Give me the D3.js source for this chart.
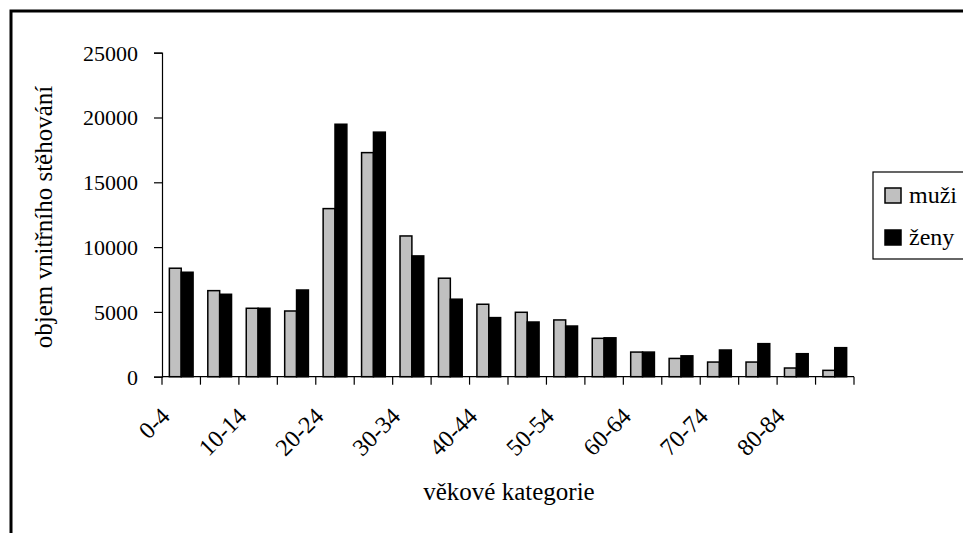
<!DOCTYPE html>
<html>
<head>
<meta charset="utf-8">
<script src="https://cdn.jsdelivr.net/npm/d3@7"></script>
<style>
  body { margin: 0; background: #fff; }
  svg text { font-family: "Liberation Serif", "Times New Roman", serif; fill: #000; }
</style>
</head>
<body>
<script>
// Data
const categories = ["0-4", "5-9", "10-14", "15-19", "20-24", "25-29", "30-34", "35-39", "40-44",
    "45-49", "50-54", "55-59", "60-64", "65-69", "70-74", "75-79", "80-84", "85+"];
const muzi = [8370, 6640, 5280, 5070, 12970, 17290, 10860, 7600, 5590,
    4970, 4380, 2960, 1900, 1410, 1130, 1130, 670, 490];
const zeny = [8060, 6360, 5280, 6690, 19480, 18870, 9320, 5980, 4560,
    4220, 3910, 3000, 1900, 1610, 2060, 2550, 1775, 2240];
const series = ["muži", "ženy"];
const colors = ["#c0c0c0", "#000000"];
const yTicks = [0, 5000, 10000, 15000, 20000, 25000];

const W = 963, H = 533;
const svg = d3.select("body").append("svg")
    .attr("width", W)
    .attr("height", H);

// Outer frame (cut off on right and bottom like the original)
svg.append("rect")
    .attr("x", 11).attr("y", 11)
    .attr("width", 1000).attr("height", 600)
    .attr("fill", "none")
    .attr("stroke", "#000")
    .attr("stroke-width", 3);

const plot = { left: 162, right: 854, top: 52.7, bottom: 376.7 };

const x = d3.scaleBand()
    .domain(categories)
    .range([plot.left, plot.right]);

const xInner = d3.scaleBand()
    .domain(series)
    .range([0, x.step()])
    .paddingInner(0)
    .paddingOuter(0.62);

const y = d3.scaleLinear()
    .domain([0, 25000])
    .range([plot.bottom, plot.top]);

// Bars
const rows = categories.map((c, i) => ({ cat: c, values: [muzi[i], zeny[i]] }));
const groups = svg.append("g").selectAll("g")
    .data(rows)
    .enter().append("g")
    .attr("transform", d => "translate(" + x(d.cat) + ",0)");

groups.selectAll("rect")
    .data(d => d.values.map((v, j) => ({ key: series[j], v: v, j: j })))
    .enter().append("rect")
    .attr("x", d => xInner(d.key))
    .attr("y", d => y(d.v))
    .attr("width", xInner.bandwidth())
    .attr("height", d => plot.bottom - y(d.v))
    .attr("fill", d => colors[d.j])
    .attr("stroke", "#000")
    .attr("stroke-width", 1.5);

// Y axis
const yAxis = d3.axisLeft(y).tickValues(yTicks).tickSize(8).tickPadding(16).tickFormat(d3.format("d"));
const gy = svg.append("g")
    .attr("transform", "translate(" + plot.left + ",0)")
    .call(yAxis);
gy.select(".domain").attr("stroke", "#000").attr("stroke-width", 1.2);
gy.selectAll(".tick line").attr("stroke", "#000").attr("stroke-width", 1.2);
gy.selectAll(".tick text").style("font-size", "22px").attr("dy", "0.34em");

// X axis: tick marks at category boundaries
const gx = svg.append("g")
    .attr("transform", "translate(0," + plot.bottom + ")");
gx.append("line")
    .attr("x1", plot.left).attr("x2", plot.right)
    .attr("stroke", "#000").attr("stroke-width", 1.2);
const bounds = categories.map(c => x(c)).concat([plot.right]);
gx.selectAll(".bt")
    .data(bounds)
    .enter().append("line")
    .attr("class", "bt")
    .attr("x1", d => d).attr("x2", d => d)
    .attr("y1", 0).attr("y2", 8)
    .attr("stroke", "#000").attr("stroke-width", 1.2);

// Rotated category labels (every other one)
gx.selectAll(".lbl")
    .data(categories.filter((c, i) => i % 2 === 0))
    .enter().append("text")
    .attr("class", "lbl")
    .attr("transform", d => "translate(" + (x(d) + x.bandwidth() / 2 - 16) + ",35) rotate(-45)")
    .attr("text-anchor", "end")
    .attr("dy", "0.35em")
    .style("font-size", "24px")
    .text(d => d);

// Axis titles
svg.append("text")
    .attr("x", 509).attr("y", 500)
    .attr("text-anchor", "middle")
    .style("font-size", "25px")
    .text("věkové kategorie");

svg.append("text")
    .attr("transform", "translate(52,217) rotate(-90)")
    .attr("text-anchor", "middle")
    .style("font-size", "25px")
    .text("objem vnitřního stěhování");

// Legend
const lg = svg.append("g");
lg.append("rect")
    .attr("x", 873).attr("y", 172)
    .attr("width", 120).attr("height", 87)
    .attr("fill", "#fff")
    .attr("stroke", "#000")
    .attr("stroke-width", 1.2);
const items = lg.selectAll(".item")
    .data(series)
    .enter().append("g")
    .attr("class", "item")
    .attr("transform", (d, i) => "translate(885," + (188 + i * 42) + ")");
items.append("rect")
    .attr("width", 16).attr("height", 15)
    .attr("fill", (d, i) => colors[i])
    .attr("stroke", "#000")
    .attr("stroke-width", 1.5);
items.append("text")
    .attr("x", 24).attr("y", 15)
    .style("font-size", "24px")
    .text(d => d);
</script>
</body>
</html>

*EXERCISE OBJECTIVE*
Copy out each line of the data where the string "chart" appears.

*TASK RESULT*
Give me the D3.js source for this chart.

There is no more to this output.